- TASK DESCRIPTION: The material below includes pictures; leave them out and return only the lines between the line containing "Generate a Python" and the line containing "from matplotlib.lines import Line2D", inclusive, word for word.

- RECORDS:

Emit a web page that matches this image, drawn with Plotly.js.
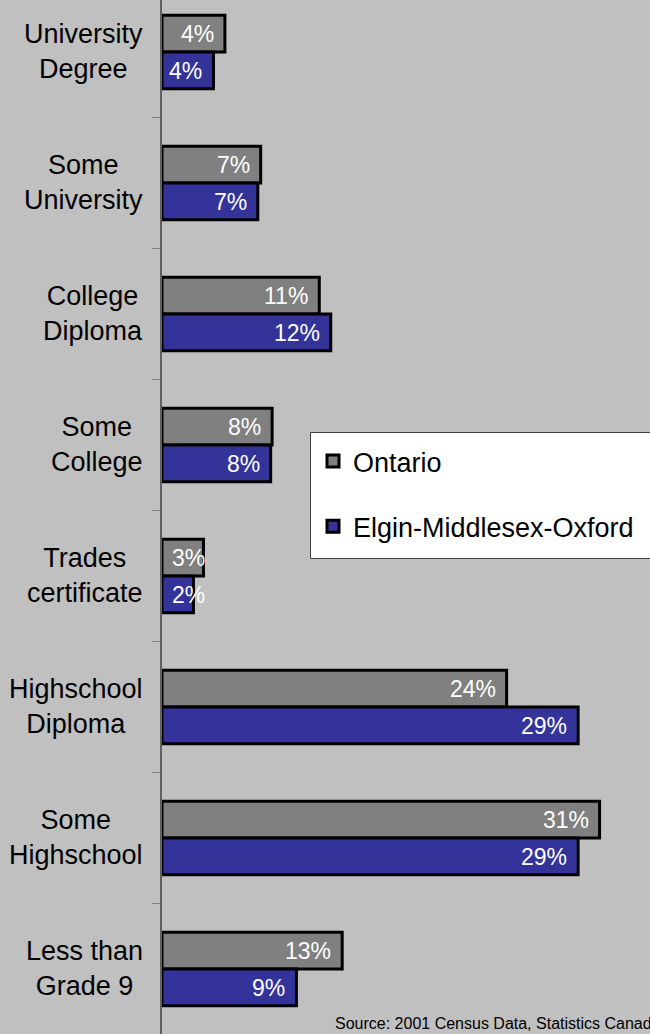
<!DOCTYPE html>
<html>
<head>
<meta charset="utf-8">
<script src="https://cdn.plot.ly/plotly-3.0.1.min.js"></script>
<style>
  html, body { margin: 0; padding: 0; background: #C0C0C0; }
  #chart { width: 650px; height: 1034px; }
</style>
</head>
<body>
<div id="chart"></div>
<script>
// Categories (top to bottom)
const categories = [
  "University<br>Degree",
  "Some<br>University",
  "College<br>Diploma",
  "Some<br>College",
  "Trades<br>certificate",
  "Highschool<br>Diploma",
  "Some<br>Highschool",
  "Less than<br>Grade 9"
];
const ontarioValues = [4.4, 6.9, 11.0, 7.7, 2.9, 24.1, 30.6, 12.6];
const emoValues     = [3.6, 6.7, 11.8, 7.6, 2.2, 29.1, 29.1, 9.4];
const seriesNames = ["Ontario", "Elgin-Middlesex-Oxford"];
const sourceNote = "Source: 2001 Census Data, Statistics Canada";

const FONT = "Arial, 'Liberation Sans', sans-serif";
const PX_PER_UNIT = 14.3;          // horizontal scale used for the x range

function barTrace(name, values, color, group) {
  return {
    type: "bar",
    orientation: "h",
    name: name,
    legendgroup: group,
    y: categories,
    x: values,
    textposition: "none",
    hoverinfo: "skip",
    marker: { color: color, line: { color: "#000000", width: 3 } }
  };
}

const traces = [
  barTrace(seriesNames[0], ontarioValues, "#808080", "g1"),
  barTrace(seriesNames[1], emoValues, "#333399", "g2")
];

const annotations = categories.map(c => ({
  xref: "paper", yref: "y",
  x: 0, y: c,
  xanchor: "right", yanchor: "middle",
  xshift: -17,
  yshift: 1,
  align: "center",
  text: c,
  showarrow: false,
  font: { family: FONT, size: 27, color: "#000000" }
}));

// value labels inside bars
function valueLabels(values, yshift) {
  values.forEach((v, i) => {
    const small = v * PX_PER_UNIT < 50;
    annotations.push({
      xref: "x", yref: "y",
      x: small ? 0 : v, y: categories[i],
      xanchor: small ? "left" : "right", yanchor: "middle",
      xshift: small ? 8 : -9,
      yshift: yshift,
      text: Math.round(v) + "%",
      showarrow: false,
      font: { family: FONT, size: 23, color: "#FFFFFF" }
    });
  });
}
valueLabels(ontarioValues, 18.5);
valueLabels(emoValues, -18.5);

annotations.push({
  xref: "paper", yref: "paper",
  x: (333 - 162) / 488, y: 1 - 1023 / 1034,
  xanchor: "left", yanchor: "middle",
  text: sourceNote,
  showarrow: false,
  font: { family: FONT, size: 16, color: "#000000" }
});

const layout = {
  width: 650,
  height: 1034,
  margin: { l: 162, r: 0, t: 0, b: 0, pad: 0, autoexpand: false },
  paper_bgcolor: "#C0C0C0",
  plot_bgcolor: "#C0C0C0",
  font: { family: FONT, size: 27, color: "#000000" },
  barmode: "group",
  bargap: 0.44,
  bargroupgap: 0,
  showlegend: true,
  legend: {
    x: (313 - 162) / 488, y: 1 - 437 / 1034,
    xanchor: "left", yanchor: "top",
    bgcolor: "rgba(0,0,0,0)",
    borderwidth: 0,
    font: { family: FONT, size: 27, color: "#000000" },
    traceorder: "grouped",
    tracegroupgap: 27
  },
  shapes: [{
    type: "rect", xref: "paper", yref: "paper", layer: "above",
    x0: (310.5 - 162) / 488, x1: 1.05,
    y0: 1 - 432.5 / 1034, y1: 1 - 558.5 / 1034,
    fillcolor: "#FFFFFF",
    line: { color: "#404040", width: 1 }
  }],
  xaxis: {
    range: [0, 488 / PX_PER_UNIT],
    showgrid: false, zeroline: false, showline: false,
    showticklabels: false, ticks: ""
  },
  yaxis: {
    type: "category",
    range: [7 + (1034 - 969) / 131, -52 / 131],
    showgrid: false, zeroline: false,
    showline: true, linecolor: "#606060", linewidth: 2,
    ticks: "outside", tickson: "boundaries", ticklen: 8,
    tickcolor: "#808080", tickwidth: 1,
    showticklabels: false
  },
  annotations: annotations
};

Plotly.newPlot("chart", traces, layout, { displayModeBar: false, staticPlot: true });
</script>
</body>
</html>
--
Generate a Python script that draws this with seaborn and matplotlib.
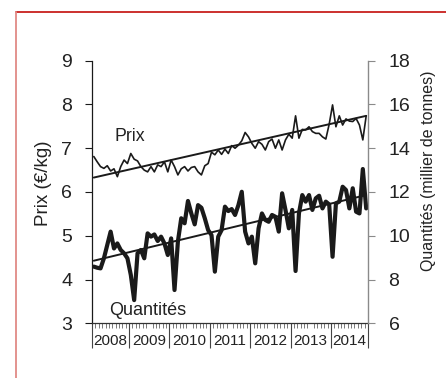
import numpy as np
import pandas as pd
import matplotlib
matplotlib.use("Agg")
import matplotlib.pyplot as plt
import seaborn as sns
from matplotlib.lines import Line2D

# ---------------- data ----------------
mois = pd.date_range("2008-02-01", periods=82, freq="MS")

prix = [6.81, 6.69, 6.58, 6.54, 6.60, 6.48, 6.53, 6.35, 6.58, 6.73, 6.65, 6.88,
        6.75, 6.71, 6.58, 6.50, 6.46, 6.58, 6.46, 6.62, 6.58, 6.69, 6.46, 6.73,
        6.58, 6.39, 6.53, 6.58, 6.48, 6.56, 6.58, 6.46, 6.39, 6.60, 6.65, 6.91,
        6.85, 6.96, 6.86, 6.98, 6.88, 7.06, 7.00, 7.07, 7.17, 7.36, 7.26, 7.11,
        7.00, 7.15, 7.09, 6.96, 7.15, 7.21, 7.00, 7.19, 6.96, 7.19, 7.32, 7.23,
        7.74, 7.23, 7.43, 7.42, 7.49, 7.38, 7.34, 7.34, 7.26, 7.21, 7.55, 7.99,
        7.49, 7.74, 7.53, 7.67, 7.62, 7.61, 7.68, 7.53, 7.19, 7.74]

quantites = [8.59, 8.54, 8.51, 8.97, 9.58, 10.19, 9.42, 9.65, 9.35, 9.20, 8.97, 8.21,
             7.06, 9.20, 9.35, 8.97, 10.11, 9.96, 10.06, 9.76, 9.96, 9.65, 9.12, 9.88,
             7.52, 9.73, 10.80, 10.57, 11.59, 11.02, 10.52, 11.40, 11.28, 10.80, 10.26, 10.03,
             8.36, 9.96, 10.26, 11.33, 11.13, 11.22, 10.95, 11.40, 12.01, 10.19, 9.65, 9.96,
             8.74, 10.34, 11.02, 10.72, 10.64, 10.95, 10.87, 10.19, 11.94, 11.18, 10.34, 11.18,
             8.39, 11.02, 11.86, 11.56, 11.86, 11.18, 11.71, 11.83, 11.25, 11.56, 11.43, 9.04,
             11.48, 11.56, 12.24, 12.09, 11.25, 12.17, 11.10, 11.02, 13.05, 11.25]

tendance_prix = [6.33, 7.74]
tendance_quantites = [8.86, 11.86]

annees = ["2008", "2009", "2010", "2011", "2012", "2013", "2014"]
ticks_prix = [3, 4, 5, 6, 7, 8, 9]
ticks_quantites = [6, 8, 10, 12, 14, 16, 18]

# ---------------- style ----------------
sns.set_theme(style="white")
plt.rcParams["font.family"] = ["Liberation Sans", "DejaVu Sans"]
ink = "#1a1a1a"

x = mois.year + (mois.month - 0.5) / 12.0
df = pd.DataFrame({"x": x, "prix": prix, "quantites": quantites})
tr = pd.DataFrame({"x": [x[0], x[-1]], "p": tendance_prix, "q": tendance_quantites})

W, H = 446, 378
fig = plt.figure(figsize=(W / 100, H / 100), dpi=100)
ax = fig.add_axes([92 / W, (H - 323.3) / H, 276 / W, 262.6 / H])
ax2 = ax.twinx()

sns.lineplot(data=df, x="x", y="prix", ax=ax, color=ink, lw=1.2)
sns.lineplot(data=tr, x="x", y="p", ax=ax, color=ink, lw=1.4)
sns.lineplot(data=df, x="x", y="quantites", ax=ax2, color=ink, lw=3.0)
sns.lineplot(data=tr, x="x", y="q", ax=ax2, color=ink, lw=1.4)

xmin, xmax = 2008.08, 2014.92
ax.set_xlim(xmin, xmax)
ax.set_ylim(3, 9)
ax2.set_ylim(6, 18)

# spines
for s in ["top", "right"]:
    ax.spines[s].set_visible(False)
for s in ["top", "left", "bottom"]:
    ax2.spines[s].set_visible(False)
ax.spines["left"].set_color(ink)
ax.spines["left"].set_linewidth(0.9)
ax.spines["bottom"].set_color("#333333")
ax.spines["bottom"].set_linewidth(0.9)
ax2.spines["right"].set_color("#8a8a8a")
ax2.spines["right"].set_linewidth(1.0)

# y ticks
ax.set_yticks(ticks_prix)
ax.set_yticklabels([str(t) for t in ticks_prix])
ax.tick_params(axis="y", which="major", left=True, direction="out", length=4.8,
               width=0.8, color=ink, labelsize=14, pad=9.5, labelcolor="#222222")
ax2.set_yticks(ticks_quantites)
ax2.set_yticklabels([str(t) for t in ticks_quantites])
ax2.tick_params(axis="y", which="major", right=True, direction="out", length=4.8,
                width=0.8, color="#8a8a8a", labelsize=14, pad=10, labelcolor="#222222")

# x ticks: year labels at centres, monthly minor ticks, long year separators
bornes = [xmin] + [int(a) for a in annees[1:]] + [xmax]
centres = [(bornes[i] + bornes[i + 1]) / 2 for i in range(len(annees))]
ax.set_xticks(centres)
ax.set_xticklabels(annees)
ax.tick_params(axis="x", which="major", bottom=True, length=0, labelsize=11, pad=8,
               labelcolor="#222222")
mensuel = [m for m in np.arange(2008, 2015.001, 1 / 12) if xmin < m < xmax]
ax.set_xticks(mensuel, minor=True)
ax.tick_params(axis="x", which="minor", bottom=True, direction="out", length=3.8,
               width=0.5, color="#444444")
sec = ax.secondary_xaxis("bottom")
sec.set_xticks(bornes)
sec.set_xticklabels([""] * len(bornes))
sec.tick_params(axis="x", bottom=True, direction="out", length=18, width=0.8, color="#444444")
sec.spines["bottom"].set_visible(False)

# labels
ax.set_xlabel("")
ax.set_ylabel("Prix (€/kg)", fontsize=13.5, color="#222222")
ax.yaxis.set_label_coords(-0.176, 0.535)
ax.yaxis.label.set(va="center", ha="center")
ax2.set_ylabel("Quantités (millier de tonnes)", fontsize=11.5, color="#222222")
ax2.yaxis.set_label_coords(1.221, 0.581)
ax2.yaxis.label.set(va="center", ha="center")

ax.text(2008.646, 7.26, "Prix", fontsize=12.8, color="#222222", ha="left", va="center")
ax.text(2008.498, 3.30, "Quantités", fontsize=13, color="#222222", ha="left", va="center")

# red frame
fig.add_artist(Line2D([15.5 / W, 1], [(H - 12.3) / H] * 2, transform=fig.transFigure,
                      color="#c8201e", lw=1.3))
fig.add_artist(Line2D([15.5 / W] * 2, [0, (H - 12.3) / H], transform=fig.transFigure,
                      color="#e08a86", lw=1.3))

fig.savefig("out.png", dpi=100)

- EXERCISE SOLUTION:
Generate a Python script that draws this with seaborn and matplotlib.
import numpy as np
import pandas as pd
import matplotlib
matplotlib.use("Agg")
import matplotlib.pyplot as plt
import seaborn as sns
from matplotlib.lines import Line2D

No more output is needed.